Well, I want to say many things to many people which I cannot say to the straight in the face. To the people who try to help me with all their “advice”, you make me feel worse about myself. They think that they are being “expert psychologists” when in fact that they don’t know anything about psychology at all. They’re all quack for me.
My brother telling me that I am being selfish because I only think of myself. Oh sorry, but did I tell you and mom to NOT bother me. Heck, I don even feel both of you as someone who I can cling on when I am in need. Oh well, at least you tried.
And to one of my friends in high school, fuck you. I mean, FUCK YOU for existing. You are a reminder that you are one of the persons that I should avoid in life because I want to punch you in the face. And to tell you that, our friends hates you. And you’re a living piece of shit.
Though I have a few hopes that i could keep on living. I have this crush on someone who I am friends with. Let’s call this person ‘GC’. I don’t have the ability to tell my feelings to this person, but I want to tell this. I like you. Heck, maybe I could say that I love you because I have a crush on you since last semester (maybe even earlier, I dunno); that means that I have feelings for you. I want to erase these but I can’t do it. Maybe that’s the reason why my relationships don’t last too long. I can’t stop thinking about you everyday.

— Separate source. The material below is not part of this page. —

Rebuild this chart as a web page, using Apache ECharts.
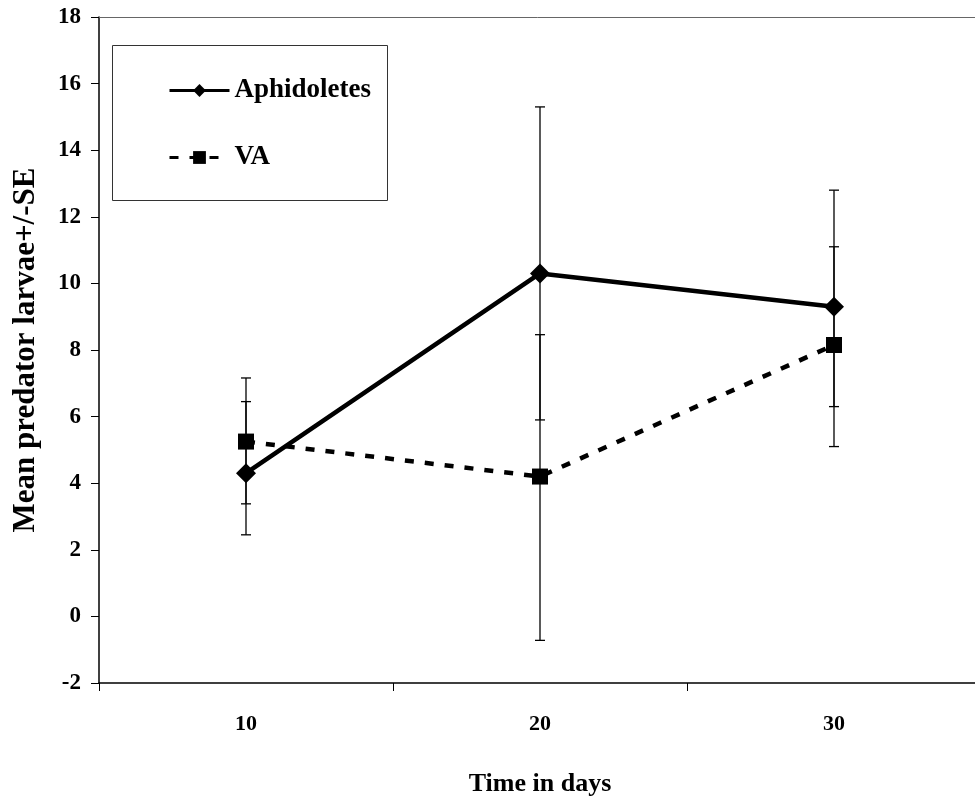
<!DOCTYPE html>
<html>
<head>
<meta charset="utf-8">
<script src="https://cdn.jsdelivr.net/npm/echarts@6/dist/echarts.min.js"></script>
<style>
  html, body { margin: 0; padding: 0; background: #fff; }
  #chart { width: 975px; height: 801px; }
</style>
</head>
<body>
<div id="chart"></div>
<script>
// days
var categories = ['10', '20', '30']
// means
var aphidValues = [4.3, 10.3, 9.3]
var vaValues = [5.25, 4.2, 8.15]
// error bar ends (low / high)
var aphidLow = [2.45, 5.9, 6.3]
var aphidHigh = [6.45, 15.3, 12.8]
var vaLow = [3.38, -0.72, 5.1]
var vaHigh = [7.16, 8.46, 11.1]

var font = 'Liberation Serif'

function errorSeries(name, low, high) {
  return {
    name: name + ' SE',
    type: 'custom',
    z: 1,
    silent: true,
    data: categories.map(function (c, i) { return [i, low[i], high[i]] }),
    renderItem: function (params, api) {
      var top = api.coord([api.value(0), api.value(2)])
      var bot = api.coord([api.value(0), api.value(1)])
      var half = 5
      var st = { stroke: '#000', lineWidth: 1.3 }
      return {
        type: 'group',
        children: [
          { type: 'line', shape: { x1: top[0], y1: top[1], x2: bot[0], y2: bot[1] }, style: st },
          { type: 'line', shape: { x1: top[0] - half, y1: top[1], x2: top[0] + half, y2: top[1] }, style: st },
          { type: 'line', shape: { x1: bot[0] - half, y1: bot[1], x2: bot[0] + half, y2: bot[1] }, style: st },
        ],
      }
    },
  }
}

var myChart = echarts.init(document.getElementById('chart'))
var option = {
  animation: false,
  grid: {
    left: 99,
    top: 17,
    width: 882,
    height: 666,
    outerBoundsMode: 'none',
  },
  graphic: [
    {
      type: 'rect',
      left: 112,
      top: 45,
      shape: { width: 275, height: 155 },
      style: { fill: '#fff', stroke: '#333', lineWidth: 1 },
      z: 10,
    },
  ],
  legend: {
    orient: 'vertical',
    left: 163,
    top: 72,
    itemWidth: 60,
    itemHeight: 16,
    itemGap: 40,
    z: 20,
    lineStyle: { width: 3 },
    textStyle: { fontFamily: font, fontWeight: 'bold', fontSize: 27, color: '#000' },
    data: ['Aphidoletes', 'VA'],
  },
  xAxis: [
    {
      type: 'category',
      data: categories,
      name: 'Time in days',
      nameLocation: 'middle',
      nameGap: 88,
      nameTextStyle: { fontFamily: font, fontWeight: 'bold', fontSize: 26, color: '#000' },
      axisLine: { onZero: false, lineStyle: { color: '#000', width: 1.5 } },
      axisTick: { show: true, interval: 0, length: 8, lineStyle: { color: '#000', width: 1 } },
      axisLabel: { margin: 30, fontFamily: font, fontWeight: 'bold', fontSize: 22, color: '#000' },
    },
    {
      type: 'category',
      position: 'top',
      data: categories,
      axisLine: { onZero: false, lineStyle: { color: '#666', width: 1 } },
      axisTick: { show: false },
      axisLabel: { show: false },
    },
  ],
  yAxis: {
    type: 'value',
    min: -2,
    max: 18,
    interval: 2,
    name: 'Mean predator larvae+/-SE',
    nameLocation: 'middle',
    nameGap: 58,
    nameTextStyle: { fontFamily: font, fontWeight: 'bold', fontSize: 31, color: '#000' },
    splitLine: { show: false },
    axisLine: { show: true, onZero: false, lineStyle: { color: '#000', width: 1.5 } },
    axisTick: { show: true, length: 8, lineStyle: { color: '#000' } },
    axisLabel: { margin: 18, fontFamily: font, fontWeight: 'bold', fontSize: 23, color: '#000' },
  },
  series: [
    errorSeries('Aphidoletes', aphidLow, aphidHigh),
    errorSeries('VA', vaLow, vaHigh),
    {
      name: 'Aphidoletes',
      type: 'line',
      z: 3,
      data: aphidValues,
      symbol: 'diamond',
      symbolSize: 20,
      itemStyle: { color: '#000' },
      lineStyle: { color: '#000', width: 4.5 },
    },
    {
      name: 'VA',
      type: 'line',
      z: 3,
      data: vaValues,
      symbol: 'rect',
      symbolSize: 16,
      itemStyle: { color: '#000' },
      lineStyle: { color: '#000', width: 4.5, type: [9, 11] },
    },
  ],
}
myChart.setOption(option, true)
</script>
</body>
</html>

So, GC. I want to tell my feelings for you for a long time but I’m afraid that I can’t. I’m afraid to come out of my shell and say my what I want to say with you, maybe because you will hate me or avoid me for that. Probably I am not your type of guy. I don’t mind if you don’t return my feelings. I just want you to know that there is an elusive fox who cares for you, even if I don’t show these when we interact with each other. But I can’t seem to do it. Maybe I won’t until you graduate from college. But if you are on trouble, I’m always here for you. Love you, GC.